Rankin wants a centralized spending plan to better distribute money via grant petitions, something he feels congress currently lacks.

A student organization can approach congress and request specific amounts via the petition, but Rankin said the process is too complicated, creating a perception that it’s simply too difficult to get money from SGA.

This, coupled with the lack of a spending plan, is why so few organizations petition SGA for funds, he said.

“It puts a lot of work on the end of the student organizations. The fact is the way the system is set up, it’s hard for organizations to get all the information; you have to go to something like three meetings if you’re a student organization to be able to just get any kind of funding at all,” said Rankin.

Rankin wants to streamline the process and have SGA reach out to different student organizations, instead of them approaching SGA.

External Relations

Although finance is the main focus of their campaign, Rankin and Cooper also plan to continue the work being done by the Campus Outreach and Events Committee, namely Coffee & Conversation, Town Hall meetings and open office hours.

However, while much progress was made this year in getting students to talk to SGA, more needs to be done when it comes to SGA “talking back” to the students, Rankin said.

“We’ve kind of failed on our end as SGA in communicating back with students and telling them what we’ve been up to and how we’re working forward,” he said.

To that end, Rankin and Cooper want to create a new website for SGA where legislation, grant petition information and anything else SGA is working on can be easily accessed online.

The secondary purpose of the website is to expand the number of people who know about and have access to SGA, Cooper said.

“People see it and they know what it is but they don’t know what the letters stand for sometimes and they don’t know all that we can do for them,” said Cooper. “So I think that definitely a big part of it is just opening ourselves up to the student body a bit more and showing how we can help them and how we want to help them.”

Rankin also plans to introduce an SGA newsletter starting in the fall. Students will have the option to sign up and receive the letter in their Belmont emails every two weeks.

Transparency is of the utmost importance for his administration if elected, Rankin said. The main initiative he and Cooper will be running on is improving the student body.

He cited the recent controversy surrounding SGA as highlighting the need for transparency.

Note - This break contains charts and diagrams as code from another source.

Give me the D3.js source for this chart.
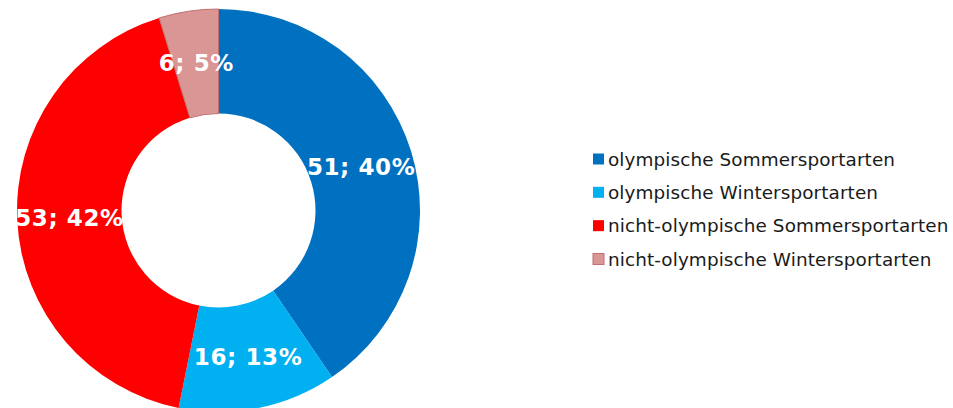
<!DOCTYPE html>
<html>
<head>
<meta charset="utf-8">
<script src="https://cdn.jsdelivr.net/npm/d3@7"></script>
<style>
  html, body { margin: 0; padding: 0; background: #fff; }
  svg { display: block; }
</style>
</head>
<body>
<svg id="chart" width="953" height="408"></svg>
<script>
const categories = [
  "olympische Sommersportarten",
  "olympische Wintersportarten",
  "nicht-olympische Sommersportarten",
  "nicht-olympische Wintersportarten"
];
const values = [51, 16, 53, 6];
const percentLabels = ["40%", "13%", "42%", "5%"];
const colors = ["#0070C0", "#00B0F0", "#FF0000", "#D99694"];
const strokes = ["none", "none", "none", "#C0706E"];

const svg = d3.select("#chart");
const cx = 218.5, cy = 210.5, R = 201.5, r = 97;

const pie = d3.pie().sort(null).value(d => d.v);
const data = values.map((v, i) => ({ v, i }));
const arcs = pie(data);
const arc = d3.arc().innerRadius(r).outerRadius(R);
const labelArc = d3.arc().innerRadius((r + R) / 2).outerRadius((r + R) / 2);

const g = svg.append("g").attr("transform", `translate(${cx},${cy})`);
g.selectAll("path.slice")
  .data(arcs)
  .enter().append("path")
  .attr("class", "slice")
  .attr("d", arc)
  .attr("fill", d => colors[d.data.i])
  .attr("stroke", d => strokes[d.data.i])
  .attr("stroke-width", 1);

g.selectAll("text.lbl")
  .data(arcs)
  .enter().append("text")
  .attr("class", "lbl")
  .attr("transform", d => `translate(${labelArc.centroid(d)})`)
  .attr("text-anchor", "middle")
  .attr("dy", "0.36em")
  .attr("font-family", "DejaVu Sans, Verdana, sans-serif")
  .attr("font-weight", "bold")
  .attr("font-size", 23)
  .attr("letter-spacing", 0.6)
  .attr("fill", "#fff")
  .text(d => `${values[d.data.i]}; ${percentLabels[d.data.i]}`);

const legend = svg.append("g").attr("transform", "translate(593,0)");
const rowY = d3.scalePoint().domain(categories).range([159, 259]);
const rows = legend.selectAll("g.row")
  .data(categories)
  .enter().append("g")
  .attr("class", "row")
  .attr("transform", d => `translate(0,${rowY(d)})`);
rows.append("rect")
  .attr("x", 0).attr("y", -5.5)
  .attr("width", 11).attr("height", 11)
  .attr("fill", (d, i) => colors[i])
  .attr("stroke", (d, i) => strokes[i]);
rows.append("text")
  .attr("x", 15)
  .attr("y", 0)
  .attr("dy", "0.36em")
  .attr("font-family", "DejaVu Sans, Verdana, sans-serif")
  .attr("font-size", 18.4)
  .attr("letter-spacing", 0.1)
  .attr("fill", "#1a1a1a")
  .text(d => d);
</script>
</body>
</html>
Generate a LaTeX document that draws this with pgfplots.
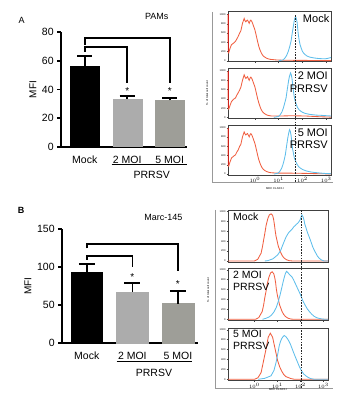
\documentclass[border=0pt]{standalone}
\usepackage{fontspec}
\setmainfont{Liberation Sans}
\usepackage{pgfplots}
\pgfplotsset{compat=1.18}
\definecolor{hred}{RGB}{240,95,65}
\definecolor{hdred}{RGB}{205,35,30}
\definecolor{hblue}{RGB}{95,190,235}
\definecolor{gA}{RGB}{172,172,172}
\definecolor{gB}{RGB}{158,158,152}
\newcommand{\fs}[1]{\fontsize{#1}{#1}\selectfont}
\pgfplotsset{
 barax/.style={scale only axis, axis lines*=left, axis line style={line width=1.7pt,-},
   ymin=0, xtick={0,1,2}, xticklabels={Mock,2 MOI,5 MOI}, x tick style={draw=none},
   tick align=outside, major tick length=3.5pt, y tick style={line width=1.7pt,black},
   ticklabel style={font=\fs{10.5}}, /pgf/number format/assume math mode=true,
   clip=false, xticklabel style={yshift=-2pt}, ylabel={MFI}},
 brk/.style={black, line width=1.7pt, mark=none},
 hist/.style={scale only axis, xmin=-1.13, xmax=3.2, ymin=-20, ymax=1060,
   axis line style={line width=0.7pt,black!75}, every tick/.style={black!75,line width=0.4pt},
   major tick length=1.5pt, tick align=outside, tick pos=left,
   ytick={0,200,...,1000}, xtick={0,1,2,3}, xticklabels={},
   yticklabel style={font=\fs{2.6}, inner sep=0.8pt}, xticklabel style={font=\fs{2.6}, inner sep=0.8pt},
   /pgf/number format/1000 sep={}, /pgf/number format/assume math mode=true,
   no marks, clip=false, every axis plot/.append style={line width=0.85pt}},
 histA/.style={hist, width=103pt, height=50pt},
 histB/.style={hist, width=100pt, height=52pt, xmin=-1.15, ymax=1030},
}
\begin{document}
\begin{tikzpicture}
\useasboundingbox (0,0) rectangle (342pt,397pt);
% ---------------- Panel A bar chart
\begin{axis}[barax, at={(60.7pt,250.3pt)}, anchor=south west, width=126pt, height=114.4pt,
  xmin=-0.566, xmax=2.40, ymax=80, ytick={0,20,...,80},
  every axis y label/.style={at={(axis description cs:-0.22,0.5)},rotate=90,anchor=center,font=\fs{10}}]
\addplot[ybar, bar shift=0pt, bar width=29pt, draw=black, fill=black, mark=none] coordinates {(0,56)};
\addplot[ybar, bar shift=0pt, bar width=29pt, draw=gA, fill=gA, mark=none] coordinates {(1,33.4)};
\addplot[ybar, bar shift=0pt, bar width=29pt, draw=gB, fill=gB, mark=none] coordinates {(2,32.4)};
% error bars (mean + SD): stem and cap
\addplot[brk] coordinates {(0,56) (0,63.6)};
\addplot[brk] coordinates {(-0.18,63.6) (0.18,63.6)};
\addplot[brk] coordinates {(1,33.4) (1,35.5)};
\addplot[brk] coordinates {(0.82,35.5) (1.18,35.5)};
\addplot[brk] coordinates {(2,32.4) (2,34.3)};
\addplot[brk] coordinates {(1.82,34.3) (2.18,34.3)};
% significance brackets
\addplot[brk] coordinates {(0,71) (0,76.2) (2,76.2) (2,44.3)};
\addplot[brk] coordinates {(0,66.4) (0,69.5) (1,69.5) (1,44.3)};
\node[font=\fs{10}] at (axis cs:1,39.2) {*};
\node[font=\fs{10}] at (axis cs:2,39.2) {*};
\end{axis}
\node[font=\fs{9}] at (21.7pt,377pt) {A};
\node[font=\fs{9}] at (156.7pt,380.3pt) {PAMs};
\draw[line width=1.5pt] (111.7pt,232.7pt) -- (186.7pt,232.7pt);
\node[font=\fs{10.5}] at (151.7pt,222pt) {PRRSV};
% ---------------- Panel B bar chart
\begin{axis}[barax, at={(61.7pt,53.7pt)}, anchor=south west, width=136.3pt, height=114.3pt,
  xmin=-0.55, xmax=2.44, ymax=150, ytick={0,50,100,150},
  every axis y label/.style={at={(axis description cs:-0.247,0.5)},rotate=90,anchor=center,font=\fs{10}}]
\addplot[ybar, bar shift=0pt, bar width=31.7pt, draw=black, fill=black, mark=none] coordinates {(0,93)};
\addplot[ybar, bar shift=0pt, bar width=31.7pt, draw=gA, fill=gA, mark=none] coordinates {(1,67)};
\addplot[ybar, bar shift=0pt, bar width=31.7pt, draw=gB, fill=gB, mark=none] coordinates {(2,52)};
\addplot[brk] coordinates {(0,93) (0,103.7)};
\addplot[brk] coordinates {(-0.175,103.7) (0.175,103.7)};
\addplot[brk] coordinates {(1,67) (1,79.5)};
\addplot[brk] coordinates {(0.825,79.5) (1.175,79.5)};
\addplot[brk] coordinates {(2,52) (2,69)};
\addplot[brk] coordinates {(1.825,69) (2.175,69)};
\addplot[brk] coordinates {(0,124.7) (0,130.3) (2,130.3) (2,95)};
\addplot[brk] coordinates {(0,109.7) (0,115) (1,115) (1,100.5)};
\node[font=\fs{10}] at (axis cs:1,86.5) {*};
\node[font=\fs{10}] at (axis cs:2,78) {*};
\end{axis}
\node[font=\bfseries\fs{9}] at (21pt,187pt) {B};
\node[font=\fs{9}] at (163.3pt,179.3pt) {Marc-145};
\draw[line width=1.5pt] (116.7pt,35.3pt) -- (191.7pt,35.3pt);
\node[font=\fs{10.5}] at (154pt,23.7pt) {PRRSV};
% ---------------- Panel A histograms
\draw[black!40, line width=0.5pt] (212pt,385pt) -- (212pt,215pt) -- (333pt,215pt);
\node[rotate=90, font=\fs{2.8}] at (207pt,304pt) {\% of total cell count};
\node[font=\fs{2.8}] at (275pt,208pt) {MHC CLASS I};
\begin{axis}[histA, at={(228pt,385.3pt)}, anchor=north west]
\addplot[hred] coordinates {(-1.13,1000)(-1.12,180)(-1.10,170)(-1.05,260)(-0.985,347)(-0.90,380)(-0.816,418)(-0.76,470)(-0.703,525)(-0.64,600)(-0.591,645)(-0.52,810)(-0.45,914)(-0.41,860)(-0.38,842)(-0.34,870)(-0.31,878)(-0.27,840)(-0.239,810)(-0.20,860)(-0.169,878)(-0.13,850)(-0.098,810)(-0.05,740)(0.0,670)(0.06,540)(0.113,418)(0.16,320)(0.211,240)(0.26,180)(0.309,134)(0.36,100)(0.422,77)(0.49,55)(0.563,42)(0.63,32)(0.703,28)(0.9,18)(1.125,12)(1.5,10)(2.11,8)(2.67,5)(3.2,3)};
\addplot[hdred, line width=1.3pt] coordinates {(-1.122,200)(-1.122,1000)};
\addplot[hblue] coordinates {(1.0,0)(1.195,20)(1.266,60)(1.34,120)(1.406,205)(1.46,300)(1.519,418)(1.56,560)(1.603,700)(1.635,800)(1.659,878)(1.69,930)(1.716,949)(1.74,910)(1.772,842)(1.80,700)(1.828,560)(1.86,450)(1.899,347)(1.95,270)(1.997,205)(2.05,165)(2.11,134)(2.2,100)(2.32,77)(2.5,60)(2.67,49)(2.8,45)(2.95,42)(3.05,50)(3.12,60)(3.2,70)};
\node[anchor=north east, inner sep=0pt, font=\fs{11}] at (rel axis cs:0.985,0.95) {Mock};
\end{axis}
\begin{axis}[histA, at={(228pt,328.7pt)}, anchor=north west]
\addplot[hred] coordinates {(-1.13,1000)(-1.12,190)(-1.10,175)(-1.05,250)(-0.985,340)(-0.90,390)(-0.816,420)(-0.76,480)(-0.703,530)(-0.64,590)(-0.591,650)(-0.52,800)(-0.45,920)(-0.41,870)(-0.38,840)(-0.34,860)(-0.31,880)(-0.27,830)(-0.239,800)(-0.20,850)(-0.169,870)(-0.13,840)(-0.098,800)(-0.05,730)(0.0,660)(0.06,530)(0.113,410)(0.16,320)(0.211,240)(0.26,175)(0.309,130)(0.36,100)(0.422,75)(0.49,55)(0.563,42)(0.63,35)(0.703,30)(0.9,28)(1.125,30)(1.5,35)(2.11,30)(2.67,15)(3.2,5)};
\addplot[hdred, line width=1.3pt] coordinates {(-1.122,200)(-1.122,1000)};
\addplot[hblue] coordinates {(0.8,0)(1.0,20)(1.07,60)(1.14,120)(1.2,205)(1.25,300)(1.31,418)(1.35,560)(1.39,700)(1.42,800)(1.45,878)(1.48,930)(1.50,960)(1.53,920)(1.56,842)(1.59,700)(1.62,570)(1.65,460)(1.69,360)(1.74,280)(1.79,215)(1.85,170)(1.91,140)(2.0,110)(2.12,85)(2.3,65)(2.47,55)(2.6,48)(2.75,45)(2.9,40)(3.05,35)(3.2,30)};
\node[anchor=north east, inner sep=0pt, align=right, font=\fontsize{11}{12.5}\selectfont] at (rel axis cs:0.97,0.926) {2 MOI\\PRRSV};
\end{axis}
\begin{axis}[histA, at={(228pt,272pt)}, anchor=north west, xticklabels={$10^{0}$,$10^{1}$,$10^{2}$,$10^{3}$}]
\addplot[hred] coordinates {(-1.13,1000)(-1.12,185)(-1.10,170)(-1.05,255)(-0.985,345)(-0.90,385)(-0.816,415)(-0.76,475)(-0.703,520)(-0.64,600)(-0.591,640)(-0.52,805)(-0.45,910)(-0.41,865)(-0.38,845)(-0.34,865)(-0.31,875)(-0.27,835)(-0.239,805)(-0.20,855)(-0.169,875)(-0.13,845)(-0.098,805)(-0.05,735)(0.0,665)(0.06,535)(0.113,415)(0.16,320)(0.211,240)(0.26,178)(0.309,132)(0.36,100)(0.422,76)(0.49,55)(0.563,42)(0.63,33)(0.703,28)(0.9,22)(1.125,20)(1.5,20)(2.11,15)(2.67,8)(3.2,3)};
\addplot[hdred, line width=1.3pt] coordinates {(-1.122,200)(-1.122,1000)};
\addplot[hblue] coordinates {(0.8,0)(0.98,20)(1.05,60)(1.12,120)(1.18,205)(1.23,300)(1.28,418)(1.32,560)(1.36,700)(1.39,800)(1.42,878)(1.44,930)(1.46,960)(1.49,920)(1.52,842)(1.55,700)(1.58,560)(1.62,450)(1.66,347)(1.72,270)(1.78,205)(1.84,160)(1.92,125)(2.02,95)(2.15,70)(2.3,50)(2.5,35)(2.7,25)(2.9,15)(3.2,8)};
\addplot[black!85, line width=1.1pt, dash pattern=on 1.6pt off 1.2pt] coordinates {(1.72,-171)(1.72,3436)};
\node[anchor=north east, inner sep=0pt, align=right, font=\fontsize{11}{12}\selectfont] at (rel axis cs:0.97,0.934) {5 MOI\\PRRSV};
\end{axis}
% ---------------- Panel B histograms
\draw[black!40, line width=0.5pt] (215pt,187pt) -- (215pt,9pt) -- (333pt,9pt);
\node[rotate=90, font=\fs{2.8}] at (208pt,107pt) {\% of total cell count};
\node[font=\fs{2.8}] at (278pt,7pt) {MHC CLASS I};
\begin{axis}[histB, at={(228pt,187pt)}, anchor=north west]
\addplot[hred] coordinates {(-1.15,0)(0.0,0)(0.144,35)(0.29,159)(0.35,290)(0.404,435)(0.46,580)(0.505,711)(0.577,849)(0.649,932)(0.722,952)(0.794,918)(0.83,850)(0.866,745)(0.90,620)(0.938,504)(1.039,297)(1.154,159)(1.22,100)(1.3,56)(1.4,25)(1.515,7)(1.659,0)(3.2,0)};
\addplot[hblue] coordinates {(0.45,0)(0.577,7)(0.794,42)(0.9,80)(1.01,124)(1.08,170)(1.154,228)(1.22,310)(1.3,401)(1.37,480)(1.443,539)(1.5,580)(1.558,607)(1.61,630)(1.659,656)(1.71,690)(1.76,711)(1.82,740)(1.876,759)(1.93,790)(1.991,835)(2.03,890)(2.063,932)(2.09,910)(2.12,883)(2.16,820)(2.19,745)(2.25,660)(2.308,573)(2.37,500)(2.424,435)(2.48,360)(2.525,297)(2.6,220)(2.67,159)(2.74,100)(2.814,56)(2.915,21)(3.03,0)(3.2,0)};
\node[anchor=north west, inner sep=0pt, font=\fs{10.5}] at (rel axis cs:0.05,0.94) {Mock};
\end{axis}
\begin{axis}[histB, at={(228pt,128.7pt)}, anchor=north west]
\addplot[hred] coordinates {(-1.15,0)(0.05,0)(0.19,35)(0.34,159)(0.40,290)(0.45,435)(0.51,580)(0.555,711)(0.63,850)(0.70,935)(0.77,960)(0.84,920)(0.88,850)(0.92,745)(0.95,620)(0.99,504)(1.09,297)(1.2,159)(1.27,100)(1.35,56)(1.45,25)(1.57,7)(1.7,0)(3.2,0)};
\addplot[hblue] coordinates {(0.35,0)(0.5,20)(0.65,50)(0.75,90)(0.85,150)(0.95,240)(1.05,380)(1.12,500)(1.18,620)(1.25,760)(1.3,850)(1.35,930)(1.4,970)(1.44,950)(1.48,930)(1.53,900)(1.58,880)(1.64,850)(1.7,800)(1.76,740)(1.82,680)(1.88,620)(1.94,560)(2.0,500)(2.06,430)(2.12,360)(2.2,290)(2.3,210)(2.4,150)(2.5,100)(2.6,60)(2.7,35)(2.8,20)(2.95,5)(3.1,0)(3.2,0)};
\node[anchor=north west, inner sep=0pt, align=left, font=\fontsize{10.5}{11.5}\selectfont] at (rel axis cs:0.05,0.948) {2 MOI\\PRRSV};
\end{axis}
\begin{axis}[histB, at={(228pt,68.7pt)}, anchor=north west, xticklabels={$10^{0}$,$10^{1}$,$10^{2}$,$10^{3}$}]
\addplot[hred] coordinates {(-1.15,0)(0.0,0)(0.15,30)(0.29,136)(0.4,380)(0.505,612)(0.6,850)(0.69,932)(0.79,850)(0.9,612)(1.01,374)(1.1,250)(1.18,170)(1.27,100)(1.37,54)(1.59,14)(1.75,0)(3.2,0)};
\addplot[hblue] coordinates {(0.16,0)(0.45,20)(0.72,70)(0.85,180)(0.94,340)(1.01,500)(1.08,680)(1.13,760)(1.18,816)(1.24,860)(1.3,884)(1.37,860)(1.44,816)(1.5,770)(1.56,714)(1.63,630)(1.7,544)(1.79,440)(1.88,340)(1.96,250)(2.05,170)(2.14,110)(2.24,68)(2.35,35)(2.45,14)(2.6,0)(3.2,0)};
\addplot[black!85, line width=1.1pt, dash pattern=on 1.6pt off 1.2pt] coordinates {(2.05,-175)(2.05,3418)};
\node[anchor=north west, inner sep=0pt, align=left, font=\fontsize{10.5}{11.5}\selectfont] at (rel axis cs:0.05,0.965) {5 MOI\\PRRSV};
\end{axis}
\end{tikzpicture}
\end{document}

“As president and vice president there should be nothing to hide. Obviously this semester we’ve had some drama, and transparency would’ve prevented that kind of drama. It takes actual work to make transparency happen,” said Rankin.

Rankin and Cooper plan to have a close working relationship with senior leadership. While students may disagree from time to time with administration, it shouldn’t affect the way SGA works with them, Rankin said.

“It’s an important relationship to uphold and maintain. Their opinion matters and has great value,” said Cooper. “That doesn’t mean we can’t potentially challenge things for the betterment of the student body, but we can do that with respect and with the right intentions. When it comes down to it, both parties want what’s best for the school.”